If shortlists are to be believed, then this Han Solo casting process was something like The Hunger Games for a generation of young, charismatic actors. Disney was rumored to have auditioned something like 2,500 actors for the part, with Dave Franco, Taron Egerton, and Miles Teller all rumored to be in contention at various stages. Ehrenreich beat them all, and one hopes that somewhere in the process someone warned him about the massive number of rivals he was up against, and that he angrily replied to never tell him the odds.

2. Steven Spielberg first discovered him in a bat mitzvah video

Harrison Ford was working as a part-time carpenter when George Lucas selected him over more established actors to play Han Solo. Ehrenreich’s origin is similarly funny and random, as he told New York in 2009 ahead of his feature film debut in Tetro. “To be honest, you go to a bat mitzvah in Los Angeles and you can count on at least a few industry people to be there,” Ehrenreich said. He just so happened to show a home movie of himself cross-dressing and generally acting punk at one such Jewish right of passage with Steven Spielberg in attendance. The legendary director was so impressed that he got Ehrenreich an agent with DreamWorks and kickstarted his acting career.

3. He’s already worked with Francis Ford Coppola, Woody Allen, and the Coen brothers

Ehrenreich’s career may have started with divine intervention from Spielberg, but he soon found himself working with other legendary directors. His feature film debut came in Francis Ford Coppola’s 2009 indie Tetro, with an additional role in the director’s Twixt a few years later. Ehrenreich told New York that his auditions for those movies involved reading passages from The Catcher in the Rye, and that Coppola was very curt when asked about working with Marlon Brando: “‘He was a very dignified man,’ he said. Period.” Later, Ehrenreich also appeared in Woody Allen’s Blue Jasmine and the Coen brothers’ Hail, Caesar!, as if he were checking off a list of iconic American directors.

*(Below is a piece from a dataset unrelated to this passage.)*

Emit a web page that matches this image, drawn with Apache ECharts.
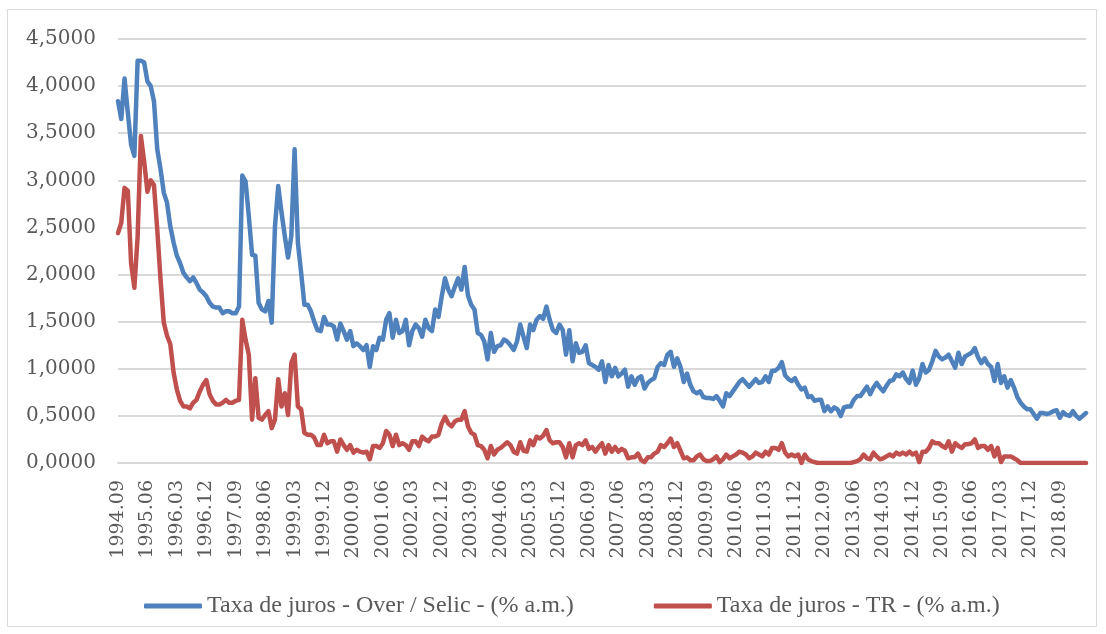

4. He reinvented the spaghetti Western

Undoubtedly Ehrenreich’s most prominent role to date came in the Coen brothers’ Hail, Caesar! earlier this year (adding yet another name to the impressive list of famous directors Ehrenreich has worked with). Ehrenreich played Hobie Doyle, a talented cowboy actor who finds himself suddenly shifted into other studio projects. Although Hobie has trouble with the posh films of Laurence Laurentz (Ralph Fiennes) — leading to one of the film’s funniest scenes, in which he continually fails to correctly pronounce the line “would that it were so simple” — he exudes chemistry and heroism elsewhere. At dinner with a starlet, he even makes a playful cowboy lasso out of his noodles, lending a whole new meaning to the phrase “spaghetti Western,” and helping Ehrenreich stand out amid a stacked cast that also included the likes of George Clooney, Channing Tatum, and Josh Brolin.

5. He co-founded a New York artist collective

In between making films with iconic directors and costars, Ehrenreich has also been working with young artists his own age. Together with Zoe Worth, Ehrenreich founded the Collectin Collective, a group of 30-something young actors, playwrights, and comedians (mostly from New York University) to workshop ideas and collaborate on films and plays. Past projects include Running Scared: The Technology Show, a series of performances and vignettes about the influence of technology on modern life, incorporating YouTube comments and Facebook relationships.

“It’s always been very important for me to be surrounded by people,” Ehrenreich told Interview in 2010. “It’s never been enough for me to be successful alone. I want to be around people my own age who are also doing things I can learn from.”

The young Han Solo movie, directed by Phil Lord and Chris Miller, is scheduled to hit theaters May 25, 2018.